Schmidt-Tieszen was one of six social work majors who graduated from Bethel in 1974. Like Steingard, she remembers her class as "an interesting group of people all interested in serving others," with most of whom she remains friends to this day.
In addition to Steingard, 105 students received a bachelor of arts (43) or a bachelor of science (65) degree on May 22 (two graduated in abstentia). According to John Sheriff, vice president for academic affairs, the class of 2005 comprised 44 men and 64 women from 13 states and three foreign countries (Canada, Peru and Russia).
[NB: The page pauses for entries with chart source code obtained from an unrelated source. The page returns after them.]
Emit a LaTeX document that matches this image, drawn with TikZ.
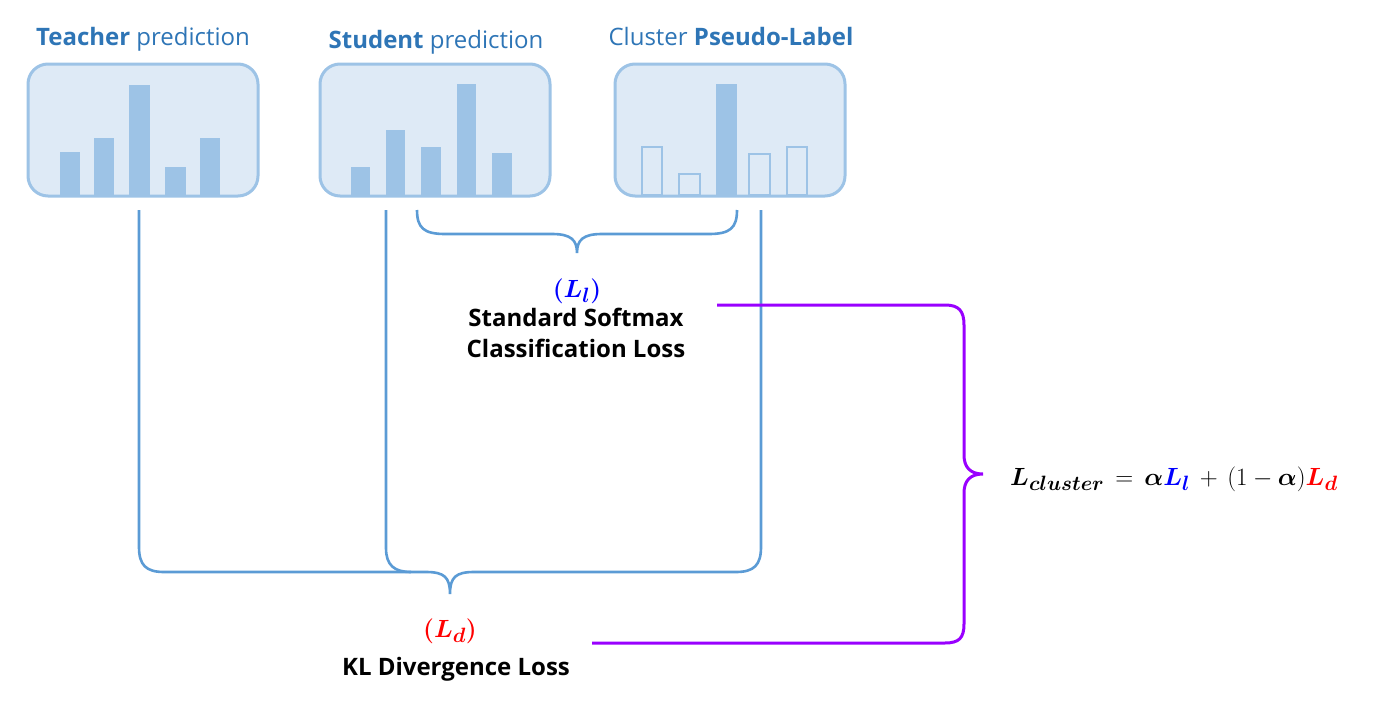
\documentclass[tikz,border=0pt]{standalone}
\usepackage{amsmath,bm}
\usepackage{fontspec}
\setmainfont{Open Sans}
\definecolor{boxfill}{RGB}{222,234,246}
\definecolor{boxline}{RGB}{157,195,230}
\definecolor{titleblue}{RGB}{46,117,182}
\definecolor{brace}{RGB}{91,155,213}
\definecolor{purp}{RGB}{153,0,255}
\begin{document}
\begin{tikzpicture}[x=1pt,y=-1pt,
  predbox/.style={draw=boxline,fill=boxfill,line width=3pt,rounded corners=20pt,minimum width=230pt,minimum height=132pt,inner sep=0pt},
  bar/.style={fill=boxline,draw=none},
  hollowbar/.style={draw=boxline,line width=2pt,fill=none},
  title/.style={text=titleblue,font=\fontsize{24}{28}\selectfont,inner sep=0pt,anchor=base},
  label/.style={font=\fontsize{24}{28}\selectfont\bfseries,inner sep=0pt,anchor=base},
  mathlbl/.style={font=\fontsize{30}{35}\selectfont,inner sep=0pt,anchor=base},
  bline/.style={draw=brace,line width=2.6pt},
  pline/.style={draw=purp,line width=3pt}]
\useasboundingbox (0,0) rectangle (1381,704);

% boxes
\node[predbox] (tbox) at (143,130) {};
\node[predbox] (sbox) at (435,130) {};
\node[predbox] (cbox) at (730,130) {};

% titles
\node[title] (ttitle) at (143,45) {\textbf{Teacher} prediction};
\node[title] (stitle) at (436,48) {\textbf{Student} prediction};
\node[title] (ctitle) at (731,45) {Cluster \textbf{Pseudo-Label}};

% teacher bars
\fill[bar] (60,152) rectangle (80,195);
\fill[bar] (94,138) rectangle (114,195);
\fill[bar] (129,85) rectangle (150,195);
\fill[bar] (165,167) rectangle (186,195);
\fill[bar] (200,138) rectangle (220,195);
% student bars
\fill[bar] (351,167) rectangle (370,195);
\fill[bar] (386,130) rectangle (405,195);
\fill[bar] (421,147) rectangle (441,195);
\fill[bar] (457,84) rectangle (476,195);
\fill[bar] (492,153) rectangle (512,195);
% cluster bars
\draw[hollowbar] (642,147) rectangle (662,195);
\draw[hollowbar] (679,174) rectangle (700,195);
\fill[bar] (716,84) rectangle (737,195);
\draw[hollowbar] (749,154) rectangle (770,195);
\draw[hollowbar] (787,147) rectangle (807,195);

% coordinates
\coordinate (tl) at (139,210);
\coordinate (sl) at (386,210);
\coordinate (cl) at (761,210);
\coordinate (ul) at (417,210);
\coordinate (ur) at (737,210);
\coordinate (utip) at (577,253);
\coordinate (dtip) at (450,594);
\coordinate (ptip) at (983,474);
\coordinate (pl1) at (717,305);
\coordinate (pl2) at (592,643);

% upper brace (L_l)
\draw[bline] (ul) .. controls (417,228) and (424,234) .. (445,234) -- (552,234)
  .. controls (571,234) and (577,240) .. (utip)
  .. controls (577,240) and (583,234) .. (602,234) -- (709,234)
  .. controls (730,234) and (737,228) .. (ur);

% lower brace (L_d)
\draw[bline] (tl) -- (139,547) .. controls (139,565) and (146,572) .. (164,572) -- (426,572)
  .. controls (444,572) and (450,577) .. (dtip)
  .. controls (450,577) and (456,572) .. (474,572) -- (736,572)
  .. controls (754,572) and (761,565) .. (761,547) -- (cl);
\draw[bline] (sl) -- (386,548) .. controls (386,565) and (394,572) .. (411,572);

% labels
\node[mathlbl,text=blue] (ll) at (577,297) {$\bm{(L_l)}$};
\node[label] (ssm) at (576,326) {Standard Softmax};
\node[label] (cls) at (576,357) {Classification Loss};
\node[mathlbl,text=red] (ld) at (450,637) {$\bm{(L_d)}$};
\node[label] (kl) at (456,675) {KL Divergence Loss};

% purple brace
\draw[pline] (pl1) -- (945,305) .. controls (959,305) and (964,311) .. (964,325) -- (964,455)
  .. controls (964,467) and (970,474) .. (ptip)
  .. controls (970,474) and (964,481) .. (964,493) -- (964,624)
  .. controls (964,638) and (959,643) .. (945,643) -- (pl2);

% formula
\node[mathlbl,anchor=base west] (form) at (1010,485)
  {$\bm{L_{cluster}} \,=\, \bm{\alpha}{\color{blue}\bm{L_l}} \,+\, (1-\bm{\alpha}){\color{red}\bm{L_d}}$};
\end{tikzpicture}
\end{document}
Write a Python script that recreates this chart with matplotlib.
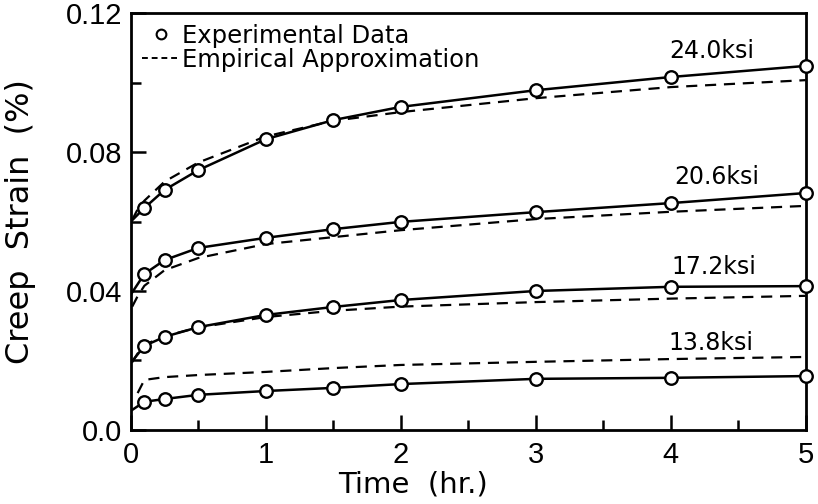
import matplotlib.pyplot as plt
from matplotlib.lines import Line2D

plt.rcParams['font.family'] = ['Liberation Sans', 'DejaVu Sans']

# measured creep strain (%) at these times (hr)
t_exp = [0.1, 0.25, 0.5, 1.0, 1.5, 2.0, 3.0, 4.0, 5.0]
exp_240 = [0.0639, 0.0691, 0.0748, 0.0837, 0.0892, 0.0930, 0.0978, 0.1016, 0.1048]
exp_206 = [0.0449, 0.0489, 0.0524, 0.0553, 0.0578, 0.0599, 0.0627, 0.0653, 0.0682]
exp_172 = [0.0242, 0.0268, 0.0296, 0.0331, 0.0354, 0.0374, 0.0400, 0.0412, 0.0414]
exp_138 = [0.0081, 0.0089, 0.0101, 0.0112, 0.0121, 0.0132, 0.0147, 0.0150, 0.0155]
# starting values of the solid curves at t = 0
start_240 = 0.0600
start_206 = 0.0390
start_172 = 0.0193
start_138 = 0.0055

# empirical approximation (dashed)
t_emp = [0.01, 0.05, 0.1, 0.25, 0.5, 1.0, 1.5, 2.0, 3.0, 4.0, 5.0]
emp_240 = [0.0605, 0.0635, 0.0660, 0.0715, 0.0770, 0.0845, 0.0890, 0.0915, 0.0955, 0.0987, 0.1007]
emp_206 = [0.0355, 0.0385, 0.0415, 0.0460, 0.0495, 0.0535, 0.0555, 0.0575, 0.0607, 0.0628, 0.0645]
emp_172 = [0.0195, 0.0220, 0.0245, 0.0270, 0.0295, 0.0325, 0.0343, 0.0355, 0.0368, 0.0378, 0.0386]
t_emp_138 = [0.05, 0.1, 0.25, 0.5, 1.0, 1.5, 2.0, 3.0, 4.0, 5.0]
emp_138 = [0.0106, 0.0144, 0.0152, 0.0158, 0.0167, 0.0178, 0.0187, 0.0196, 0.0204, 0.0210]

stress_labels = ['24.0ksi', '20.6ksi', '17.2ksi', '13.8ksi']
label_x = [4.30, 4.34, 4.32, 4.30]
label_y = [0.1090, 0.0728, 0.0469, 0.0250]

fig = plt.figure(figsize=(8.18, 5.04), dpi=100)
ax = fig.add_axes([0.160, 0.147, 0.825, 0.827])

for start, ys in [(start_240, exp_240), (start_206, exp_206), (start_172, exp_172), (start_138, exp_138)]:
    ax.plot([0] + t_exp, [start] + ys, color='black', lw=1.8, zorder=2)
    ax.plot(t_exp, ys, 'o', ms=9, mfc='white', mec='black', mew=1.7, zorder=3, clip_on=False)

for tt, ys in [(t_emp, emp_240), (t_emp, emp_206), (t_emp, emp_172), (t_emp_138, emp_138)]:
    ax.plot(tt, ys, color='black', lw=1.6, ls=(0, (5, 3.5)), zorder=1)

for s, x, y in zip(stress_labels, label_x, label_y):
    ax.text(x, y, s, fontsize=17, family='DejaVu Sans', ha='center', va='center')

handles = [Line2D([], [], ls='none', marker='o', ms=7, mfc='white', mec='black', mew=1.5),
           Line2D([], [], color='black', lw=1.4, ls=(0, (3, 2)))]
ax.legend(handles, ['Experimental Data', 'Empirical Approximation'], loc='upper left',
          bbox_to_anchor=(0.016, 0.975), prop={'family': 'DejaVu Sans', 'size': 17.5},
          frameon=False, handlelength=1.55, handletextpad=0.1,
          borderaxespad=0.0, labelspacing=0.0, borderpad=0.0)

ax.set_xlim(0, 5)
ax.set_ylim(0, 0.12)
ax.set_xticks([0, 1, 2, 3, 4, 5])
ax.set_xticks([0.5, 1.5, 2.5, 3.5, 4.5], minor=True)
ax.set_yticks([0, 0.04, 0.08, 0.12])
ax.set_yticklabels(['0.0', '0.04', '0.08', '0.12'])
ax.set_yticks([0.02, 0.06, 0.10], minor=True)
ax.tick_params(which='major', direction='in', length=11, width=1.8, labelsize=21)
ax.tick_params(axis='x', which='major', pad=8)
ax.tick_params(axis='y', which='major', pad=6)
ax.tick_params(which='minor', direction='in', length=7, width=1.8)
for sp in ax.spines.values():
    sp.set_linewidth(2)

ax.set_xlabel('Time  (hr.)', fontsize=21, family='DejaVu Sans')
ax.xaxis.set_label_coords(0.418, -0.098)
ax.set_ylabel('Creep  Strain  (%)', fontsize=23, family='DejaVu Sans')
ax.yaxis.set_label_coords(-0.141, 0.5)

fig.savefig('out.png', dpi=100)
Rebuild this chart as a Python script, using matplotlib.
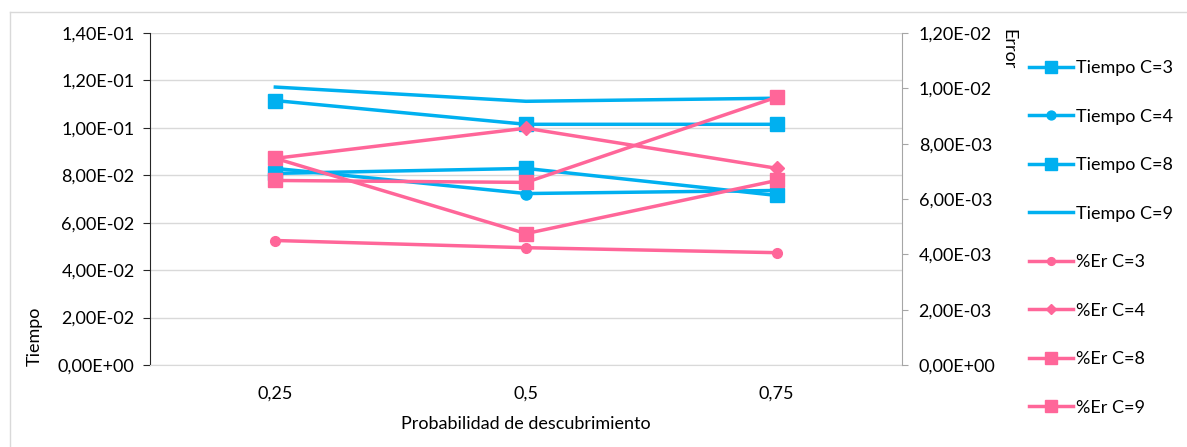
import numpy as np
import matplotlib
matplotlib.use("Agg")
from matplotlib import pyplot as plt
from matplotlib.lines import Line2D
from matplotlib.ticker import FuncFormatter

plt.rcParams['font.family'] = ['Lato', 'DejaVu Sans']

# datos
probabilidad = ['0,25', '0,5', '0,75']
tiempo_c3 = [0.1115, 0.1015, 0.1015]
tiempo_c4 = [0.0829, 0.0723, 0.0736]
tiempo_c8 = [0.0808, 0.0829, 0.0715]
tiempo_c9 = [0.1172, 0.1112, 0.1125]
error_c3 = [0.00450, 0.00424, 0.00406]
error_c4 = [0.00747, 0.00856, 0.00711]
error_c8 = [0.00747, 0.00475, 0.00667]
error_c9 = [0.00667, 0.00660, 0.00968]

azul = '#00B0F0'
rosa = '#FF6699'
fs = 13


def excel_fmt(v, pos):
    return ('%.2E' % v).replace('.', ',')


fig = plt.figure(figsize=(11.87, 4.47), dpi=100)
ax = fig.add_axes([150 / 1187, 1 - 365 / 447, 752 / 1187, 332 / 447])
ax2 = ax.twinx()

x = np.arange(len(probabilidad))
lw = 2.5

l1, = ax.plot(x, tiempo_c3, color=azul, lw=lw, marker='s', ms=10, label='Tiempo C=3')
l2, = ax.plot(x, tiempo_c4, color=azul, lw=lw, marker='o', ms=8, label='Tiempo C=4')
l3, = ax.plot(x, tiempo_c8, color=azul, lw=lw, marker='s', ms=10, label='Tiempo C=8')
l4, = ax.plot(x, tiempo_c9, color=azul, lw=lw, label='Tiempo C=9')

l5, = ax2.plot(x, error_c3, color=rosa, lw=lw, marker='o', ms=7, label='%Er C=3')
l6, = ax2.plot(x, error_c4, color=rosa, lw=lw, marker='D', ms=7, label='%Er C=4')
l7, = ax2.plot(x, error_c8, color=rosa, lw=lw, marker='s', ms=10, label='%Er C=8')
l8, = ax2.plot(x, error_c9, color=rosa, lw=lw, marker='s', ms=10, label='%Er C=9')

ax.set_xlim(-0.5, 2.5)
ax.set_ylim(0, 0.14)
ax2.set_ylim(0, 0.012)
ax.set_yticks(np.arange(0, 0.1401, 0.02))
ax2.set_yticks(np.arange(0, 0.01201, 0.002))
ax.yaxis.set_major_formatter(FuncFormatter(excel_fmt))
ax2.yaxis.set_major_formatter(FuncFormatter(excel_fmt))
ax.set_xticks(x)
ax.set_xticklabels(probabilidad)

ax.grid(axis='y', color='#D9D9D9', lw=1)
ax.set_axisbelow(True)

for a in (ax, ax2):
    a.spines['top'].set_visible(False)
ax.spines['right'].set_visible(False)
ax.spines['left'].set_color('#262626')
ax.spines['bottom'].set_color('#D9D9D9')
ax2.spines['left'].set_visible(False)
ax2.spines['bottom'].set_visible(False)
ax2.spines['right'].set_color('#A6A6A6')

ax.tick_params(axis='y', length=5, color='#262626', labelsize=fs, pad=6)
ax.tick_params(axis='x', length=0, labelsize=fs, pad=15)
ax2.tick_params(axis='y', length=4, color='#A6A6A6', labelsize=fs, pad=8)

ax.set_xlabel('Probabilidad de descubrimiento', fontsize=fs, labelpad=10)
fig.text(35 / 1187, 1 - 336 / 447, 'Tiempo', rotation=90, fontsize=fs,
         ha='center', va='center')
fig.text(1008 / 1187, 1 - 49 / 447, 'Error', rotation=270, fontsize=fs,
         ha='center', va='center')

handles = [l1, l2, l3, l4, l5, l6, l7, l8]
fig.legend(handles=handles, labels=[h.get_label() for h in handles],
           loc='upper left', bbox_to_anchor=(1022 / 1187, 1 - 53 / 447),
           frameon=False, fontsize=fs, handlelength=2.45, handletextpad=0.15,
           labelspacing=1.8, borderaxespad=0, markerscale=0.8)

# borde del area del grafico
fig.add_artist(Line2D([10 / 1187, 1], [1 - 12 / 447, 1 - 12 / 447],
                      color='#D9D9D9', lw=1, transform=fig.transFigure))
fig.add_artist(Line2D([10 / 1187, 10 / 1187], [0, 1 - 12 / 447],
                      color='#D9D9D9', lw=1, transform=fig.transFigure))

fig.savefig('out.png', dpi=100)
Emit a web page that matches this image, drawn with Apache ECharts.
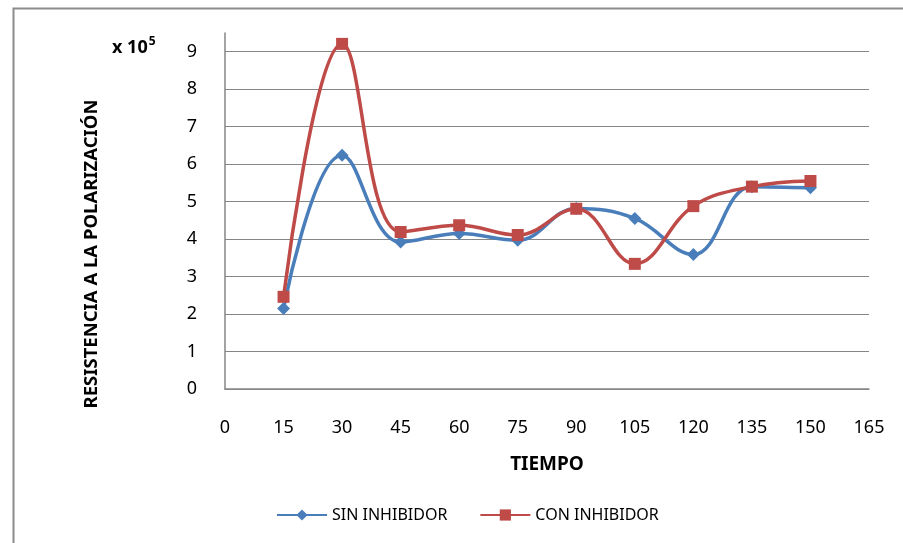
<!DOCTYPE html>
<html>
<head>
<meta charset="utf-8">
<script src="https://cdn.jsdelivr.net/npm/echarts@6/dist/echarts.min.js"></script>
<style>html,body{margin:0;padding:0;background:#fff;}#c{width:903px;height:543px;}</style>
</head>
<body>
<div id="c"></div>
<script>
const tiempo = [15, 30, 45, 60, 75, 90, 105, 120, 135, 150];
const sinInhibidor = [2.15, 6.24, 3.92, 4.15, 3.97, 4.82, 4.55, 3.59, 5.40, 5.37];
const conInhibidor = [2.46, 9.21, 4.19, 4.37, 4.11, 4.81, 3.34, 4.88, 5.40, 5.55];
const seriesNames = ['SIN INHIBIDOR', 'CON INHIBIDOR'];
const yTitle = 'RESISTENCIA A LA POLARIZACIÓN';
const xTitle = 'TIEMPO';

const font = 'Noto Sans';
const chart = echarts.init(document.getElementById('c'), null, {renderer: 'canvas'});
const pairs = arr => tiempo.map((t, i) => [t, arr[i]]);

chart.setOption({
  animation: false,
  backgroundColor: '#fff',
  textStyle: {fontFamily: font},
  grid: {left: 225, right: 34, top: 33, bottom: 154},
  xAxis: {
    type: 'value', min: 0, max: 165, interval: 15,
    axisLine: {show: true, lineStyle: {color: '#868686', width: 1.5}},
    axisTick: {show: false},
    splitLine: {show: false},
    axisLabel: {color: '#000', fontSize: 18, margin: 30, fontFamily: font},
    name: xTitle, nameLocation: 'middle', nameGap: 66,
    nameTextStyle: {color: '#000', fontSize: 19, fontWeight: 'bold', fontFamily: font}
  },
  yAxis: {
    type: 'value', min: 0, max: 9.5, interval: 1,
    axisLine: {show: true, lineStyle: {color: '#868686', width: 1.5}},
    axisTick: {show: false},
    splitLine: {show: true, showMaxLine: false, lineStyle: {color: '#868686', width: 1.2}},
    axisLabel: {color: '#000', fontSize: 18, margin: 28, fontFamily: font,
      formatter: v => (Number.isInteger(v) ? String(v) : '')}
  },
  legend: {
    data: seriesNames,
    left: 271, top: 502,
    itemWidth: 50, itemHeight: 14, itemGap: 32,
    textStyle: {color: '#000', fontSize: 16, fontFamily: font}
  },
  graphic: [
    {type: 'rect', left: 11, top: 6, shape: {width: 1000, height: 1000}, style: {fill: 'none', stroke: '#8c8c8c', lineWidth: 2}, z: -1},
    {type: 'text', left: 112, top: 36, style: {
      text: '{b|x 10}{s|5}', fill: '#000',
      rich: {b: {fontSize: 18, fontWeight: 'bold', fontFamily: font, verticalAlign: 'bottom'},
             s: {fontSize: 12, fontWeight: 'bold', fontFamily: font, verticalAlign: 'top', padding: [0, 0, 9, 1]}}
    }},
    {type: 'text', x: 92, y: 254, rotation: Math.PI / 2, style: {
      text: yTitle, fill: '#000', fontSize: 18.5, fontWeight: 'bold', fontFamily: font,
      align: 'center', verticalAlign: 'middle'
    }}
  ],
  series: [
    {
      name: seriesNames[0], type: 'line', data: pairs(sinInhibidor), smooth: 0.4,
      symbol: 'diamond', symbolSize: 13,
      lineStyle: {color: '#4A7EBB', width: 3.5},
      itemStyle: {color: '#4A7EBB'}
    },
    {
      name: seriesNames[1], type: 'line', data: pairs(conInhibidor), smooth: 0.4,
      symbol: 'rect', symbolSize: 12,
      lineStyle: {color: '#BE4B48', width: 3.5},
      itemStyle: {color: '#BE4B48'}
    }
  ]
});
</script>
</body>
</html>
Seventy-two graduates were from Kansas, with three or more graduates each from Texas, Oklahoma, Nebraska and Minnesota.
Before the conferral of degrees, Sheriff introduced the commencement speaker, Bethel professor of psychology Paul Lewis, who was also the recipient of the 2005 Ralph P. Schrag Distinguished Teaching Award.
"Student evaluations from the 17 years Paul has taught at Bethel give ample evidence that he is a master teacher whose courses are perceived by students to have interesting material, engaging discussions and phenomenal lectures," Sheriff said. "Students credit him with making learning fun and interesting, making them open their minds and think, bringing a spirit of excitement to class and, yes, being eccentric and funny--for which they love him."
In his address, which he titled "On Reconciling the Secular with the Sacred," Lewis detailed seven virtues he said were necessary for helping to create a better world: humility, knowledge, courage, moderation, honesty, justice and piety.
"There are many other secular--meaning worldly actions and experiences--and sacred virtue sets that could have been chosen," Lewis concluded. "At this point in my life, these are the virtues I’ve selected, and have seen in you as a class and in the Bethel community: humility as a foundation for all that follows, and the capstone, piety, ultimately providing the ground for the entire set. Each virtue’s relative goodness is found in relationship to the others."
The commencement invocation was given by Randy Smith, Raleigh, N.C., father of social work graduate Emily Smith of North Newton. Another father-daughter pair was English graduate Elizabeth Zerger of McPherson, whose father, Richard Zerger, is professor of chemistry.